When the earlier findings of Diedericks (2002) were compared with our results, there was a significant difference in benthic macroinvertebrate taxon richness (df = 72, F = 39.972, P = 0.000), and ASPT (df = 72, F = 98.336, P = 0.000), between 2001 and 2004. Over the years 2001, 2002 and 2004, there was a significant increase in taxon richness and ASPT (Fig. 2). The stream bordered by cleared riparian vegetation had an average ASPT of 4.9 in 2001, which improved to 5.1 and 6.9 in 2002 and 2004 respectively (Fig. 2). An average of 5.5 families per SU, was recorded in 2001, while 7.5 and 10.6 were recorded in 2002 and 2004 respectively. Total SASS5 score was 80 in 2001, 145 in 2002 and 227 in 2004. Some of the most sensitive families, Oligoneuridae, Heptageniidae, Helodidae and Perlidae, were absent in 2001 and 2002, but present during 2004 (see Magoba 2005 for details). Although, the results indicated significant recovery of macroinvertebrate taxon richness from 2002, there was no significant change in stream conditions as indicated by ASPT during 2002, but had improved significantly by 2004 (Fig. 2).

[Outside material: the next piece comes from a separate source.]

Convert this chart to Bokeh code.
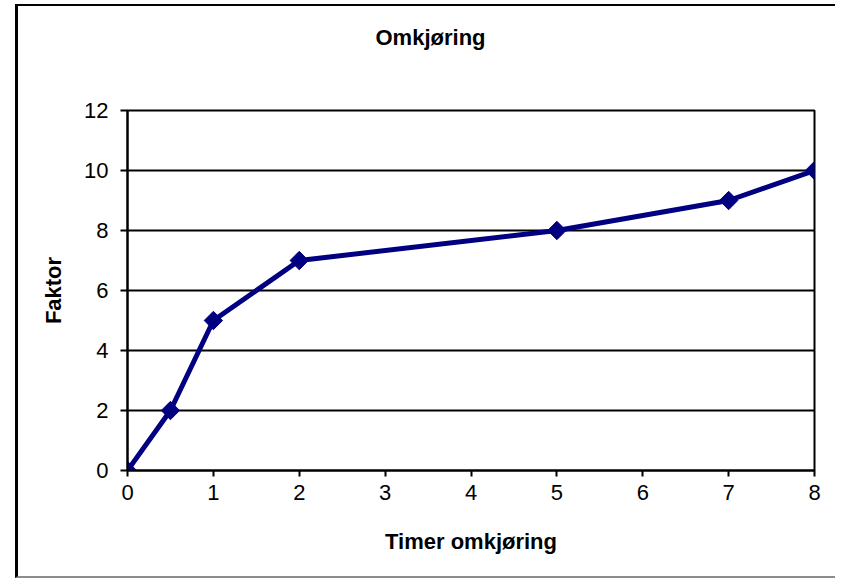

Benthic macroinvertebrate assemblages and environmental variables
Monte Carlo tests resulted in statistically significant axes for macroinvertebrate taxa (F = 1. 51, P = 0.028). Benthic macroinvertebrate-EV correlation in natural vegetation was high, with shade accounting for most of the variation in benthic macroinvertebrates (F = 3.21, P = 0.002). Measured EVs accounted for 43% of variability in macroinvertebrate assemblages (Fig. 3). Similar analysis for alien vegetation showed that benthic macroinvertebrate-EV correlations were non-significant (F = 1.272, P = 0.058), while for cleared sites, they were highly significant (F = 1.734, P = 0.002), with the measured EVs accounting for 77.4% of the variation. Microhabitats accounted for most of the variation (F = 3.073, P = 0.01; 25%), followed by shade cover (F = 1.683, P = 0.036; 15%). Dissolved oxygen, flow, elevation, temperature and conductivity had no significant effect in cleared areas. CCA of EPTO taxa in all three vegetation types showed that the measured EVs (Fig. 3) were highly significant (F = 2.614, P = 0.002), accounting for 54% of the variability.
The mean stream temperature in natural vegetation during the study period was 14.3°C (daily ranges 3.2–23°C), 18.1°C under IATs (daily ranges 7.4–27.2°C) and 20°C in cleared vegetation (daily ranges 6.9–31.7°C).
Adult dragonfly species richness
A total of 1,506 adult dragonfly individuals in 33 species were recorded across all 71 SUs combined. The average species richness per SU associated with natural riparian vegetation SUs was eight, with alien riparian vegetation it was nine, and with cleared riparian vegetation it was 17. Aeshna subpupillata was recorded only in natural vegetation, whereas Orthetrum trinacria, Trithemis dorsalis and T. stictica were localized in association with IATs. Of the total of 28 adult dragonfly species recorded in cleared riparian vegetation, twelve were recorded only in association with cleared riparian vegetation.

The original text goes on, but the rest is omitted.